In every market there are local shoppers, magazines and websites that
combined slurp up a good amount of market share.  The prices for those
assets are likely at their historical lows.  If newspapers want to
diversify their revenue base, this a great time to buy up the local
competition. It won’t make the journalists happy (I can hear it now –
“why are you buying this crappy local magazine when you can add two
more pages to the A-section?”), but it will start the process of
building a multi-media fortress.  If I were the local publisher or Ad
Director, I’d be evaluating everything including matchbook cover
advertising.  Buy them, consolidate them, whack their costs, network
their ads and build market share.

9. It’s not just about the newspaper companies, or the journalism, or the sales staff.

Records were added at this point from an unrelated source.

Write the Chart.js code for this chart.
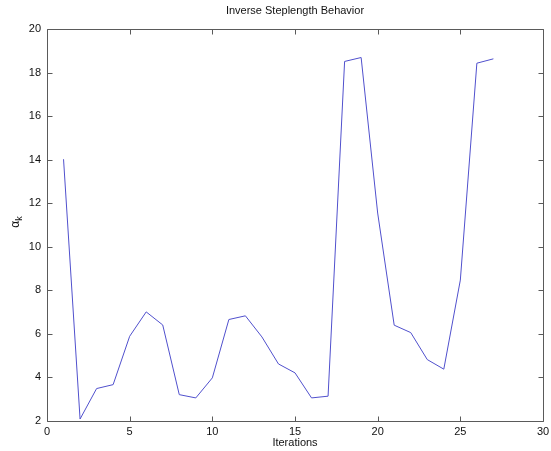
<!DOCTYPE html>
<html>
<head>
<meta charset="utf-8">
<script src="https://cdn.jsdelivr.net/npm/chart.js@4/dist/chart.umd.min.js"></script>
<style>
html,body{margin:0;padding:0;background:#fff;}
#wrap{width:551px;height:451px;}
</style>
</head>
<body>
<div id="wrap"><canvas id="c" width="551" height="451"></canvas></div>
<script>
const iterations = [1,2,3,4,5,6,7,8,9,10,11,12,13,14,15,16,17,18,19,20,21,22,23,24,25,26,27];
const alphaK = [14.02,2.09,3.49,3.67,5.89,7.01,6.41,3.21,3.06,3.98,6.66,6.83,5.86,4.62,4.21,3.06,3.14,18.51,18.69,11.55,6.40,6.06,4.82,4.38,8.47,18.43,18.63];
const xTicks = [0,5,10,15,20,25,30];
const yTicks = [2,4,6,8,10,12,14,16,18,20];
const titleText = 'Inverse Steplength Behavior';
const xLabel = 'Iterations';

const FONT = 'Liberation Sans, Arial, Helvetica, sans-serif';
const AX = '#5a5a5a';

const boxPlugin = {
  id: 'box',
  afterDraw(chart) {
    const ctx = chart.ctx;
    const a = chart.chartArea;
    const xs = chart.scales.x, ys = chart.scales.y;
    ctx.save();
    ctx.strokeStyle = AX;
    ctx.lineWidth = 1;
    ctx.beginPath();
    const L = Math.round(a.left)+0.5, R = Math.round(a.right)+0.5, T = Math.round(a.top)+0.5, B = Math.round(a.bottom)+0.5;
    ctx.rect(L, T, R-L, B-T);
    const tl = 5;
    xTicks.forEach(v => {
      const p = Math.round(xs.getPixelForValue(v))+0.5;
      ctx.moveTo(p, B); ctx.lineTo(p, B-tl);
      ctx.moveTo(p, T); ctx.lineTo(p, T+tl);
    });
    yTicks.forEach(v => {
      const p = Math.round(ys.getPixelForValue(v))+0.5;
      ctx.moveTo(L, p); ctx.lineTo(L+tl, p);
      ctx.moveTo(R, p); ctx.lineTo(R-tl, p);
    });
    ctx.stroke();
    // title
    ctx.fillStyle = '#111';
    ctx.font = '11px ' + FONT;
    ctx.textAlign = 'center';
    ctx.textBaseline = 'middle';
    ctx.fillText(titleText, (a.left+a.right)/2, 11);
    // x label
    ctx.fillText(xLabel, (a.left+a.right)/2, 443);
    // y label alpha_k rotated
    ctx.translate(16, 222);
    ctx.rotate(-Math.PI/2);
    ctx.textAlign = 'left';
    ctx.font = '12px ' + FONT;
    const wA = ctx.measureText('α').width;
    ctx.font = '9px ' + FONT;
    const wK = ctx.measureText('k').width;
    const start = -(wA + wK)/2;
    ctx.font = '12px ' + FONT;
    ctx.fillText('α', start, 0);
    ctx.font = '9px ' + FONT;
    ctx.fillText('k', start + wA, 4);
    ctx.restore();
  }
};

new Chart(document.getElementById('c'), {
  type: 'line',
  data: {
    datasets: [{
      data: iterations.map((x, i) => ({x: x, y: alphaK[i]})),
      borderColor: 'rgb(80,80,205)',
      borderWidth: 1,
      pointRadius: 0,
      tension: 0,
      fill: false
    }]
  },
  options: {
    responsive: false,
    animation: false,
    events: [],
    layout: { padding: { left: 0, top: 29, right: 8, bottom: 0 } },
    plugins: { legend: { display: false }, title: { display: false }, tooltip: { enabled: false } },
    scales: {
      x: {
        type: 'linear', min: 0, max: 30,
        afterBuildTicks(s) { s.ticks = xTicks.map(v => ({value: v})); },
        afterFit(s) { s.height = 30; s.paddingLeft = 0; s.paddingRight = 0; },
        grid: { display: false, drawTicks: false },
        border: { display: false },
        ticks: { color: '#111', font: { family: FONT, size: 11 }, padding: 4, maxRotation: 0, autoSkip: false }
      },
      y: {
        type: 'linear', min: 2, max: 20,
        afterBuildTicks(s) { s.ticks = yTicks.map(v => ({value: v})); },
        afterFit(s) { s.width = 47; s.paddingTop = 0; s.paddingBottom = 0; },
        grid: { display: false, drawTicks: false },
        border: { display: false },
        ticks: { color: '#111', font: { family: FONT, size: 11 }, padding: 6, autoSkip: false }
      }
    }
  },
  plugins: [boxPlugin]
});
</script>
</body>
</html>
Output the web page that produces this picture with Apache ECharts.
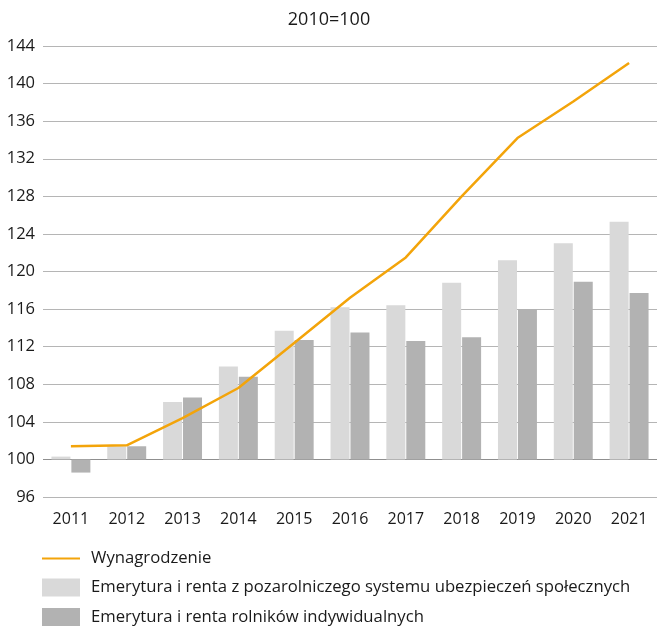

Yes, there is a wider world out there. Yes, journalistically, content
cuts are worrisome. But content is  not the biggest key to growing ad
revenue. I have spent years of my life visiting retailers, large and
small. Not once did anyone ever say to me “if you add more content,
I’ll spend more with you.”  Nor did they say the opposite. And that’s
not what Target (or Sears or anyone else for that matter) is saying
now.  Revenue is declining as much or more due to structural changes in
Retailing, Real Estate, the Recruitment process and Automotive, all
backbones of the newspaper industry.  Those industries are changing
(with as much or more drama than newspapers), and those changes are
impacting newspapers.  Understanding the other guy’s problems, and
figuring out how to solve it with him, is the key.